Выбрать главу

Вернемся, однако, к Хильдеберу. Двадцатипятилетний правитель Австразии неожиданно умер вместе со своей супругой. Убийство имело целью уничтожить австразиискую ветвь династии и готовилось при дворе Нейстрии. У Павла Диакона написано, что молодой король «умер, побежденный силой яда» (vi veneni extinguitur). Глагол здесь (extinguere – гасить) хорошо соответствует римскому словоупотреблению, что совершенно неудивительно у образованного автора, предвозвестника каролингского Возрождения. А вот слово vis – сила (vi – ablativus от vis) заслуживает внимания, поскольку показывает, что отравление как бы полагалось на силу, разумеется, не физическую, а неуловимую смертоносную, побеждавшую Жизненную силу. Тем не менее у франков обычная грубая vis в убийствах, связанных с кровной местью, применялась гораздо чаще, чем vis veneni.

В истории королевства вестготов яд встречается довольно редко, причем практически нет надежно достоверных случаев. Великий мыслитель раннего Средневековья Исидор Севильский, повествуя о смерти короля Сисибута в 620 г., перебрал классические гипотезы: болезнь, неправильное лечение, яд. Кастильский источник XIII в. донес до нас сведения об отравлении около 680 г. «бесполезного» короля Вамбы. Этот монарх проявил умственную неспособность к управлению, и встал вопрос о его замене. У вестготов правители были выборными. При этом как раз в них видели традиционную модель каролингской монархии, поскольку над ними совершался обряд помазания. Не из-за этого ли Вамбу именно отравили, ведь библейский завет запрещал поднимать руку на помазанника Божия. Хотя для отстранения вроде бы достаточно было отправить его в какой-нибудь монастырь.

Во второй половине VI в. в Италии появилось королевство лангобардов, где тоже применяли яд. В вестготском примере при помощи venerium избавлялись от безумного и потому опасного короля; речь вовсе не шла о мести за какое-либо оскорбление. У лангобардов мы встречаемся со сходной ситуацией. Яд давал возможность положить конец дурному правлению, избежав при этом сопротивления и не проливая крови. В другом случае правитель оказался жертвой коварства медиков-отравителей, причина которого неясна. В 671 г. король лангобардов Гримоальд повредил себе вену, стреляя из лука. Врачи назначили ему лечение с применением venenata madicamina, которое, по свидетельству Павла Диакона, ускорило его уход в мир иной. Вероятно, впрочем, что писатель лишь передавал слух, порожденный болезнью монарха, также лексической амбивалентностью понятий «лекарство» и «яд». Если снадобье не вылечивало, мазь не облегчала состояния, а больной при этом имел отношение к власти – мгновенно начинали говорить, что «лекарство было ядом».
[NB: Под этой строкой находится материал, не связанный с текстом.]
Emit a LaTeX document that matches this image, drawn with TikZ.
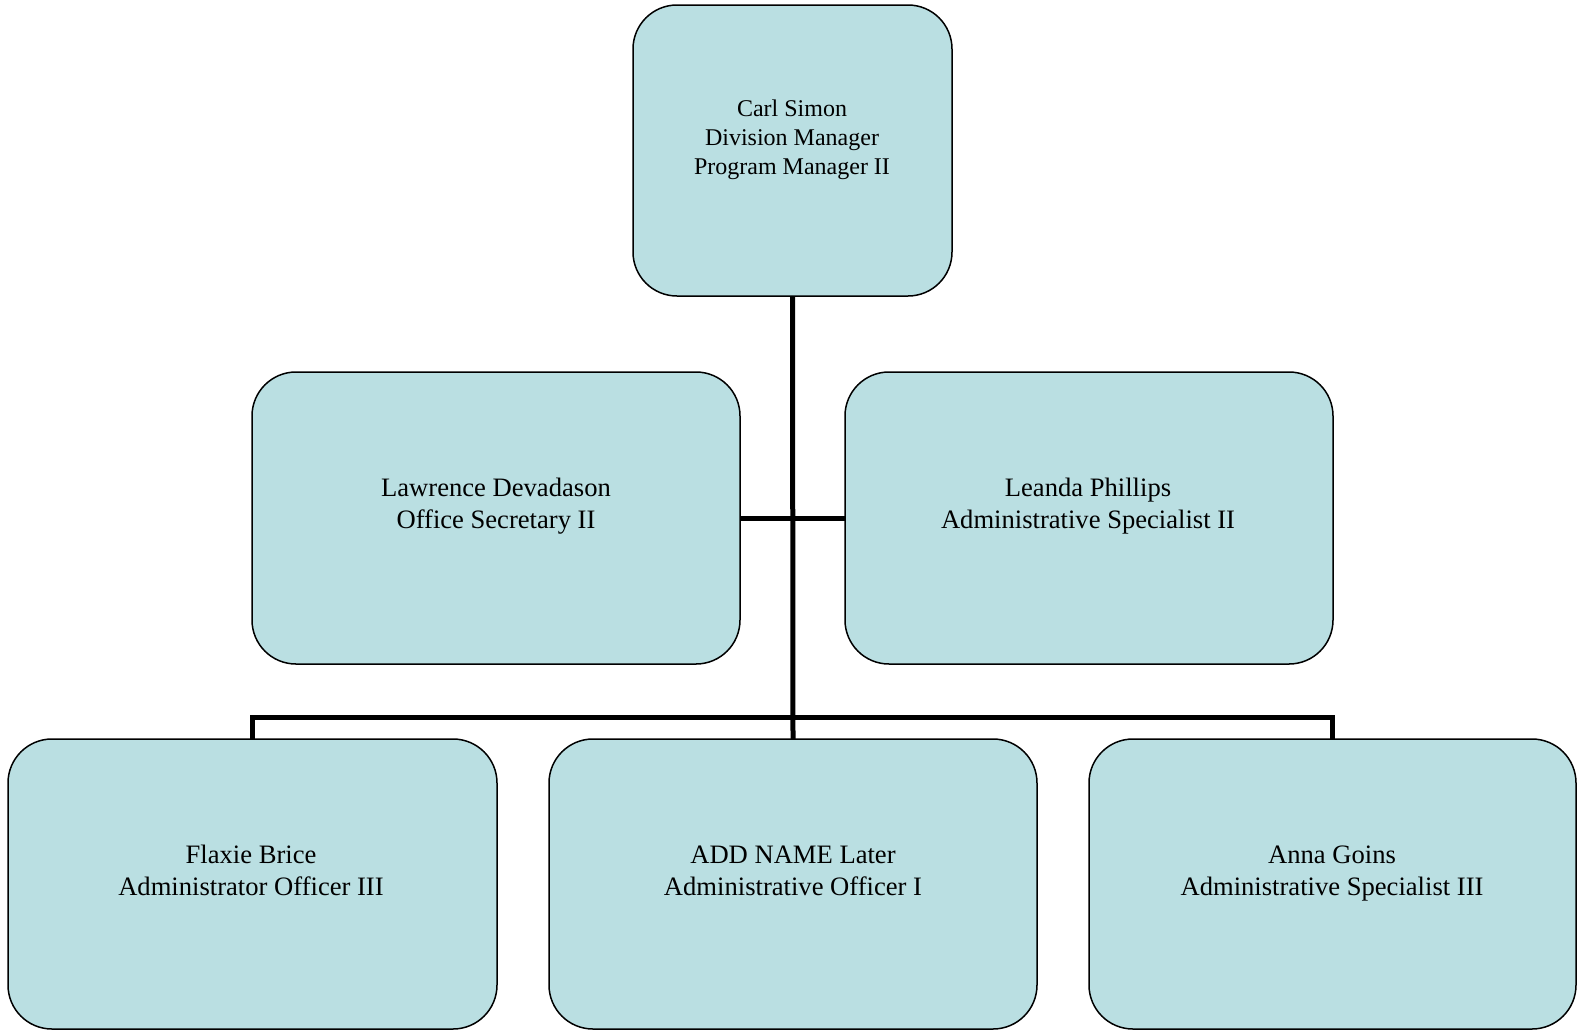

Обращение к яду зафиксировано в варварских королевствах и на других уровнях общественной жизни. В силу того, что дошедшие до нас источники составлены людьми Церкви, там описаны главным образом преступления, совершавшиеся в епископских кругах. Григорий Турский являлся прелатом и, решив создать «церковную историю», описать гонения на Церковь и ее триумф, естественно, проявлял большое сочувствие к страданиям духовных лиц. Он рассказал, как погиб, выпив отравленный напиток, Францилион, один из его предшественников на епископской кафедре Тура. Историк никого не обвинял в смерти епископа и не объяснял, стало ли употребление яда следствием нежелания проливать кровь священника. В «Истории франков» содержится также упоминание о смерти в 575 г. епископа Ангулемского Марахара. Он съел отравленную рыбную голову, присланную Фронтонием, который жаждал занять его кафедру. Последний достиг своей цели, но по воле Божьей занимал это место всего лишь один год.

Еще один пример такого рода привел Григорий Великий. Выдающийся богослов и Папа Римский с 590 до 604 г. сообщил о неприятном случае, происшедшем в 566 г. со стареющим епископом Каноссы Сабином. «Обуреваемый желанием стать епископом» архидиакон подал прелату отравленный кубок. Сабин не растерялся и, так же как в свое время святой Бенедикт, выпил кубок, осенив его крестом. Яд не нанес ему ни малейшего вреда, тогда как преступник, согласно воле Божией, на глазах у епископа скончался от яда злобы. Родившаяся здесь яркая метафора, естественно, впоследствии не раз воспроизводилась.

Итак, по всей видимости, к употреблению яда предрасполагали внутрицерковные интриги. Развитие епископий в городах усиливало напряженность и способствовало таким преступлениям. Как никакое другое оружие, яд соответствовал церковной среде, подходил клирикам, злоумышлявшим против клириков. Духовные лица испытывали ужас перед кровью и перед применением насилия, особенно по отношению к себе подобным.